(SET PROBLEM) Return the lines that follow, exactly as they appear, from the first through the one containing "nan = np.nan"; no pictures are to be included.

(COLLECTED MATERIAL)
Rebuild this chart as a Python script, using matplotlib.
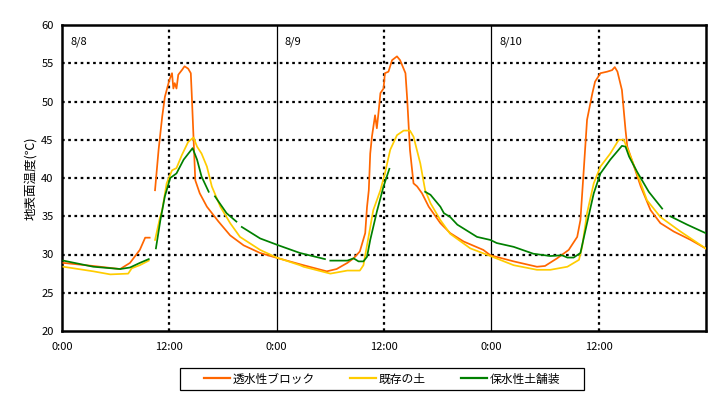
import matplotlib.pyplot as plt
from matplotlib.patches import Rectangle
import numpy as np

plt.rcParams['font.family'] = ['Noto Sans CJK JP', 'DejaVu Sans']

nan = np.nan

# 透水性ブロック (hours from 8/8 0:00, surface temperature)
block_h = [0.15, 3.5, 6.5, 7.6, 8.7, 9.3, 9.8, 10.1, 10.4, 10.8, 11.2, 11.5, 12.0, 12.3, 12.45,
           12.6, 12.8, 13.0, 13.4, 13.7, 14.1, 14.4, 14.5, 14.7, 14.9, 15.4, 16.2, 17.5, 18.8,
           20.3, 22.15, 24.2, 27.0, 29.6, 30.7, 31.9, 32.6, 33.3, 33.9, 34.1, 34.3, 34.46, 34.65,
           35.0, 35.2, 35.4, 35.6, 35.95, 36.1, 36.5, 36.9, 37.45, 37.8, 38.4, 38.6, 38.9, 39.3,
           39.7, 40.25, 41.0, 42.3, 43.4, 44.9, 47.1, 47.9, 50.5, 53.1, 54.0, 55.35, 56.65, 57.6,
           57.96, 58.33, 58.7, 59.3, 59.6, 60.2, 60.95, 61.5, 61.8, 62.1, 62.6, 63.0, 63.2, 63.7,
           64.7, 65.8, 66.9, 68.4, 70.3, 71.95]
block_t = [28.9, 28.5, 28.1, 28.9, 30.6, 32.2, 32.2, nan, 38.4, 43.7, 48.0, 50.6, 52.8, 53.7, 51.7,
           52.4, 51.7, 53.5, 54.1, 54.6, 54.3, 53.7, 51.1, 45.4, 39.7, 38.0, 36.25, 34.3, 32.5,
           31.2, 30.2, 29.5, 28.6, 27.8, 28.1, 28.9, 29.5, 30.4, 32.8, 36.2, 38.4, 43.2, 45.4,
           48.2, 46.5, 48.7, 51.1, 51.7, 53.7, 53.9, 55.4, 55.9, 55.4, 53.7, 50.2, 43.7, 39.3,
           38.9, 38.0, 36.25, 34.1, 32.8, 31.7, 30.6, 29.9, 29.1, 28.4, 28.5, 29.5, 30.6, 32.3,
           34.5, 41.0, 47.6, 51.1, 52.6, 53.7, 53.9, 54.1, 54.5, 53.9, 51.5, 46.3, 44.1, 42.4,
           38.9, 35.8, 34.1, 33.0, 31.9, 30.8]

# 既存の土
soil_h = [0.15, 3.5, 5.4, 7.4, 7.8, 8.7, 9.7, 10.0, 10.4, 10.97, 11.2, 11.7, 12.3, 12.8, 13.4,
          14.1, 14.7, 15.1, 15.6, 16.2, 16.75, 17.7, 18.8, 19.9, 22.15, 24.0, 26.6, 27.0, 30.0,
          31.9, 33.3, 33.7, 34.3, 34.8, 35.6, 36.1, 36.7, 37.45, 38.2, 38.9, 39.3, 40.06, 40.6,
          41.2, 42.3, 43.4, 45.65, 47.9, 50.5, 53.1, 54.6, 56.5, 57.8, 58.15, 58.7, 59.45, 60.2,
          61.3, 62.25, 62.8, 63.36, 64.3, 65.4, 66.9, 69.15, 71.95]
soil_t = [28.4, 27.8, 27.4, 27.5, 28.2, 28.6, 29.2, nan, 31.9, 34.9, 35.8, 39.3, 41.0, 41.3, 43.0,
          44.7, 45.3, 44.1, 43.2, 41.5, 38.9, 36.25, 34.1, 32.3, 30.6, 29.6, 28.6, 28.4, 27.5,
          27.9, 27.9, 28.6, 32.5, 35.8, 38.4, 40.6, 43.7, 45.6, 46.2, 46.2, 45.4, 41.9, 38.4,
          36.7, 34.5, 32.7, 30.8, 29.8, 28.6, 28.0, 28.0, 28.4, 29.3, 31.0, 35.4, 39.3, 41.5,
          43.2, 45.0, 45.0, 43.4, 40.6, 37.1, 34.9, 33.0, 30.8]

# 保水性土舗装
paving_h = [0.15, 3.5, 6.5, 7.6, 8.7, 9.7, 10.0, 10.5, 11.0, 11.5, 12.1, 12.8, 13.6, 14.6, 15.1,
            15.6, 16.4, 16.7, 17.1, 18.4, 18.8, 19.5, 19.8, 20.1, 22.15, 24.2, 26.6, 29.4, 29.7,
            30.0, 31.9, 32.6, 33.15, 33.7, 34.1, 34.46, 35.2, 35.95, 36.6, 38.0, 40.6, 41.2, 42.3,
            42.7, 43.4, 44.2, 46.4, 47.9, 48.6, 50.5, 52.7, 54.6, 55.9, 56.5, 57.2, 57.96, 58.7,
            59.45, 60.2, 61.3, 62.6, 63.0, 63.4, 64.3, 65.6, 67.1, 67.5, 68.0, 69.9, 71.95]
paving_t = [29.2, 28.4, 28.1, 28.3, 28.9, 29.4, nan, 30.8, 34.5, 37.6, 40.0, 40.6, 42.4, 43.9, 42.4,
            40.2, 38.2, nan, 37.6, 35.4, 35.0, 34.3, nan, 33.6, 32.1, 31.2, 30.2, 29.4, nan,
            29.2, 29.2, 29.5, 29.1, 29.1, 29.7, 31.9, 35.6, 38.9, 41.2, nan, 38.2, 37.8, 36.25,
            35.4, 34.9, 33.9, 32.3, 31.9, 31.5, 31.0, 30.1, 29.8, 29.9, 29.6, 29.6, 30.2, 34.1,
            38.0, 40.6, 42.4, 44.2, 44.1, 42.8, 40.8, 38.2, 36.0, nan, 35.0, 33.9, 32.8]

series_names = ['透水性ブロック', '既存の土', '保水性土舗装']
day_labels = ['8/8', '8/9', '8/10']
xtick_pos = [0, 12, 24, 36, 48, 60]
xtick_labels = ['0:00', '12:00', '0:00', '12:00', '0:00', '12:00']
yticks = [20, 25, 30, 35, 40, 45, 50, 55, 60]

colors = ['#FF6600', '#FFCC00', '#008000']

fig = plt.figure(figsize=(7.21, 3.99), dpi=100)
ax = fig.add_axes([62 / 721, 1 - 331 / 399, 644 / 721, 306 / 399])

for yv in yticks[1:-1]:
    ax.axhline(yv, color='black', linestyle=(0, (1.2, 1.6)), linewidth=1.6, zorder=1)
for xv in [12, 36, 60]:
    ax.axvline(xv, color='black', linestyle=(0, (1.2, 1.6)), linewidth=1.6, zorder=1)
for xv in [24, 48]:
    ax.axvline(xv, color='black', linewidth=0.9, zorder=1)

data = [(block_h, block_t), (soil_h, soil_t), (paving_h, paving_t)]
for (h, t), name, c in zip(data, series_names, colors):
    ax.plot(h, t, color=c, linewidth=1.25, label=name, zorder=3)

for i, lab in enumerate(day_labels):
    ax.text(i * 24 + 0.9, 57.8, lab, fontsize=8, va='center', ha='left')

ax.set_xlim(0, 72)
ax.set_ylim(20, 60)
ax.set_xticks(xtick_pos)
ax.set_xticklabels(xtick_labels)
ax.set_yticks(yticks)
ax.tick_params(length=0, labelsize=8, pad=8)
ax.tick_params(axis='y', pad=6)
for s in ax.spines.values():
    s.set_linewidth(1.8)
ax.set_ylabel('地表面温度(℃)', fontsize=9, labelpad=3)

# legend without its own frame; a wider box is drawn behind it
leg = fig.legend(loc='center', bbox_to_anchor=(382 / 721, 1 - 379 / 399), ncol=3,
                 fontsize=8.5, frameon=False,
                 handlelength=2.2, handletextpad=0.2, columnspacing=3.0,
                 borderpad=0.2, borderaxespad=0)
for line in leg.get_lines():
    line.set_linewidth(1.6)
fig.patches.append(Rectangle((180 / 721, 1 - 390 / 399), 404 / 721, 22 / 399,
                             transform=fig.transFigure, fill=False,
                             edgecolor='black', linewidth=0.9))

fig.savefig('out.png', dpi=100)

(FINAL RESULT)
Rebuild this chart as a Python script, using matplotlib.
import matplotlib.pyplot as plt
from matplotlib.patches import Rectangle
import numpy as np

plt.rcParams['font.family'] = ['Noto Sans CJK JP', 'DejaVu Sans']

nan = np.nan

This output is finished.